[Raw records]

+ + + +

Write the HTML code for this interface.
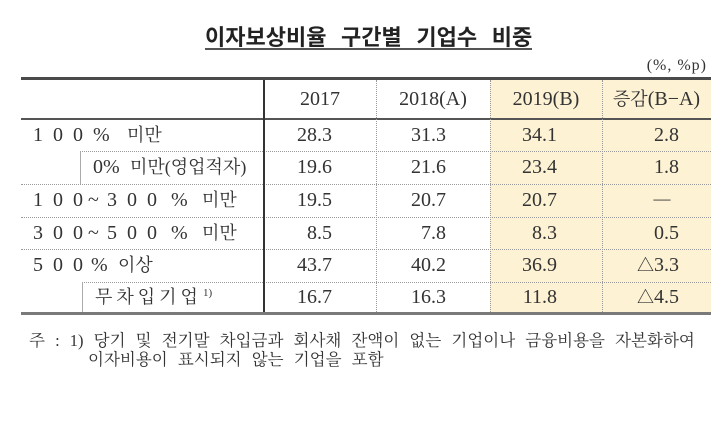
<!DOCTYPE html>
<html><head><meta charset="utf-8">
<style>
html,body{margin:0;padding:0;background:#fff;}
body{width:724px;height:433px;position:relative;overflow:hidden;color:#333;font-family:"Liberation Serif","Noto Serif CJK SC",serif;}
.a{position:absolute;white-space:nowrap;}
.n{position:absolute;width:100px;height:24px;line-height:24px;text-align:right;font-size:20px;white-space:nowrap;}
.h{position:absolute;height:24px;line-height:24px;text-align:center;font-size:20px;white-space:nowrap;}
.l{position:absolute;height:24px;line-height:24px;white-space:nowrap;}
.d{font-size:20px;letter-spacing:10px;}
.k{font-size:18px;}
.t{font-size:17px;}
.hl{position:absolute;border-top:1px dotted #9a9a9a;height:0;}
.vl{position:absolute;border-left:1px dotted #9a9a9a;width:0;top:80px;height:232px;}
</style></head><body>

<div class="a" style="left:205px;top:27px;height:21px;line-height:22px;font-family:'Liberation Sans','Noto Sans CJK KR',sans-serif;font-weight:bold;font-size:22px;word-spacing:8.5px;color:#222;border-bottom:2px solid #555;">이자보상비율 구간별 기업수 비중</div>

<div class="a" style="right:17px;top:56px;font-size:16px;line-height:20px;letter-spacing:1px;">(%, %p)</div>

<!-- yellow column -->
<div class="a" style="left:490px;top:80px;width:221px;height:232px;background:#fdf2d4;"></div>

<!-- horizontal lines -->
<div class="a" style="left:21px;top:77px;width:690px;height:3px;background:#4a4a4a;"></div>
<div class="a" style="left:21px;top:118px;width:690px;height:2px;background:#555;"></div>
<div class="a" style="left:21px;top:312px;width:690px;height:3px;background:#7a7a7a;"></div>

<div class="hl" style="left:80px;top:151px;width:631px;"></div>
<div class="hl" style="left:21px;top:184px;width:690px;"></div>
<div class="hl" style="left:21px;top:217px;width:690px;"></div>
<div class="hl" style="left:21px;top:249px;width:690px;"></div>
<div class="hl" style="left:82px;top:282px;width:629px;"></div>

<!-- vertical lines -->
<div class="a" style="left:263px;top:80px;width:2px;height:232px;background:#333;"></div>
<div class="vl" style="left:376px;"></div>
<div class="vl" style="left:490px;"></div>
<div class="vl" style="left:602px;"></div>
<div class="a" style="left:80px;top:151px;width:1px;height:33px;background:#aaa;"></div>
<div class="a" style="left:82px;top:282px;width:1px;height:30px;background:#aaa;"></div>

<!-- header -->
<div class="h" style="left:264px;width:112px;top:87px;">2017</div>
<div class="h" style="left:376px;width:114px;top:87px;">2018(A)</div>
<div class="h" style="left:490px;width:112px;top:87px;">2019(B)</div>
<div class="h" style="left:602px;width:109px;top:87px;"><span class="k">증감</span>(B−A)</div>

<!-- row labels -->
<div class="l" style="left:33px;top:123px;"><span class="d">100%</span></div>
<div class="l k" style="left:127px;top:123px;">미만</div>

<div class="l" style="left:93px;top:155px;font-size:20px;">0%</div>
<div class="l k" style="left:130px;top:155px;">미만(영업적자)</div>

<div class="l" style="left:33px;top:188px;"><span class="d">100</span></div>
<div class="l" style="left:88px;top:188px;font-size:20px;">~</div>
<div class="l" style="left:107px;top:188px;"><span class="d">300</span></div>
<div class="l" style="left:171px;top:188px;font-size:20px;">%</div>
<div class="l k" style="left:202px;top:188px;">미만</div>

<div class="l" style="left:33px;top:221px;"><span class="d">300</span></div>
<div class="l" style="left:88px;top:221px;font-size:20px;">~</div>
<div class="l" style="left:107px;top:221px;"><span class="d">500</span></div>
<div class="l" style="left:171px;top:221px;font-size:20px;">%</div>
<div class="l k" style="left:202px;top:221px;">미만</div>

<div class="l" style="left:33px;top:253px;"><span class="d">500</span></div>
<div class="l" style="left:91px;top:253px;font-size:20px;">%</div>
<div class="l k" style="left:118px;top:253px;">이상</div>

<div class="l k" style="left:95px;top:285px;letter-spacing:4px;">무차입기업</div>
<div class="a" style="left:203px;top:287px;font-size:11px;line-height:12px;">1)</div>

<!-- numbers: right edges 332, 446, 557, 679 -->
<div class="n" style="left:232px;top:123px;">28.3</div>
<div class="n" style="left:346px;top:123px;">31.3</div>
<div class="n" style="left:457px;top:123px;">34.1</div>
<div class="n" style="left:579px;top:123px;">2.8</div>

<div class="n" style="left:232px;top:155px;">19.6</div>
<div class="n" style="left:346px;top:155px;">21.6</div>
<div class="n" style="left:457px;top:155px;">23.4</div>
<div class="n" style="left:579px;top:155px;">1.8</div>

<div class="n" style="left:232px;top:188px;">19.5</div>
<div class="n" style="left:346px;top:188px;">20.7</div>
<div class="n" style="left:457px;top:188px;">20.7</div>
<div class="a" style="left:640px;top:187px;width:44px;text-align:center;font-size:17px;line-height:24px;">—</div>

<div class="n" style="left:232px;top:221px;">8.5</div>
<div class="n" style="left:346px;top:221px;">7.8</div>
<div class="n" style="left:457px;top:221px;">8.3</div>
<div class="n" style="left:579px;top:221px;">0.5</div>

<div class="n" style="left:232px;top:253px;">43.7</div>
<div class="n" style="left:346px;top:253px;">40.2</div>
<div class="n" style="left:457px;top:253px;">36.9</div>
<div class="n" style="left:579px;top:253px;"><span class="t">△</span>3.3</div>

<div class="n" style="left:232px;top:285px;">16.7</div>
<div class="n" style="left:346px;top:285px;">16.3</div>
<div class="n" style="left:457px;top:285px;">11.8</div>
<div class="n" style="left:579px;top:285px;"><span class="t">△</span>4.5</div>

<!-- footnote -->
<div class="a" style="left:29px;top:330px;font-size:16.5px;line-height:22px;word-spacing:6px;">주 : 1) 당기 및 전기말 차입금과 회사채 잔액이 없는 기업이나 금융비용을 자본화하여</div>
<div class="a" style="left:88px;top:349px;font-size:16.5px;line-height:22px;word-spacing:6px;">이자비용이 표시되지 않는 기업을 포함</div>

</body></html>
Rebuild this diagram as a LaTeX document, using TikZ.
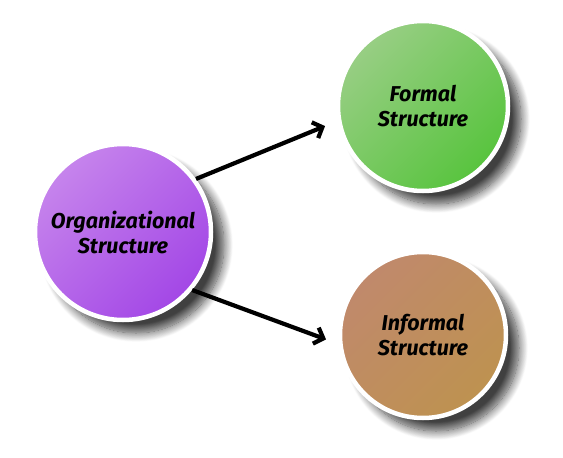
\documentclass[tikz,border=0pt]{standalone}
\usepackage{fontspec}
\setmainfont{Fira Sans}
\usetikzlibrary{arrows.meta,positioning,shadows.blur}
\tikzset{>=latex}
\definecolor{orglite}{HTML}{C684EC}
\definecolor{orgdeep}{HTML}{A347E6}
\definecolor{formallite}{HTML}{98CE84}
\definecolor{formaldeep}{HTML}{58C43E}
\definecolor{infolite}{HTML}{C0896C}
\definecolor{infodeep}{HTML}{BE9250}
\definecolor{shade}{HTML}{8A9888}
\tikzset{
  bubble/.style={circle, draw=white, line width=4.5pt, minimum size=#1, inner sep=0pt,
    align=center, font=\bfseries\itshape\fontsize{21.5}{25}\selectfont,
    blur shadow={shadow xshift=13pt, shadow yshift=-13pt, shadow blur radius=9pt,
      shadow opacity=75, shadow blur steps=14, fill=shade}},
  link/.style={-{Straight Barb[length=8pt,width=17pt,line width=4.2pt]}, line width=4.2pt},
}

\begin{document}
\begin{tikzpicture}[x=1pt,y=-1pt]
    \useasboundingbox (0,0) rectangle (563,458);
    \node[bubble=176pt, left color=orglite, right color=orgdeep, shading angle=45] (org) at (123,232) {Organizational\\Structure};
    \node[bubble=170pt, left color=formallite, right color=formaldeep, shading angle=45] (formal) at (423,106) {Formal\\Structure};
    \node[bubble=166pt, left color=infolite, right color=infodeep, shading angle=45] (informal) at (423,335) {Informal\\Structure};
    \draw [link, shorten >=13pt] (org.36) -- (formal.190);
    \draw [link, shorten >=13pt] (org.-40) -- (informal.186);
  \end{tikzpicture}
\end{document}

+ + + +

Print, exactly and only, the lines running from the line with "Rebuild this diagram" through the last line of the data, including both. Skip any picture.

Rebuild this diagram as a LaTeX document, using TikZ.
\documentclass[tikz,border=0pt]{standalone}
\usepackage{fontspec}
\setmainfont{Fira Sans}
\usetikzlibrary{arrows.meta,positioning,shadows.blur}
\tikzset{>=latex}
\definecolor{orglite}{HTML}{C684EC}
\definecolor{orgdeep}{HTML}{A347E6}
\definecolor{formallite}{HTML}{98CE84}
\definecolor{formaldeep}{HTML}{58C43E}
\definecolor{infolite}{HTML}{C0896C}
\definecolor{infodeep}{HTML}{BE9250}
\definecolor{shade}{HTML}{8A9888}
\tikzset{
  bubble/.style={circle, draw=white, line width=4.5pt, minimum size=#1, inner sep=0pt,
    align=center, font=\bfseries\itshape\fontsize{21.5}{25}\selectfont,
    blur shadow={shadow xshift=13pt, shadow yshift=-13pt, shadow blur radius=9pt,
      shadow opacity=75, shadow blur steps=14, fill=shade}},
  link/.style={-{Straight Barb[length=8pt,width=17pt,line width=4.2pt]}, line width=4.2pt},
}

\begin{document}
\begin{tikzpicture}[x=1pt,y=-1pt]
    \useasboundingbox (0,0) rectangle (563,458);
    \node[bubble=176pt, left color=orglite, right color=orgdeep, shading angle=45] (org) at (123,232) {Organizational\\Structure};
    \node[bubble=170pt, left color=formallite, right color=formaldeep, shading angle=45] (formal) at (423,106) {Formal\\Structure};
    \node[bubble=166pt, left color=infolite, right color=infodeep, shading angle=45] (informal) at (423,335) {Informal\\Structure};
    \draw [link, shorten >=13pt] (org.36) -- (formal.190);
    \draw [link, shorten >=13pt] (org.-40) -- (informal.186);
  \end{tikzpicture}
\end{document}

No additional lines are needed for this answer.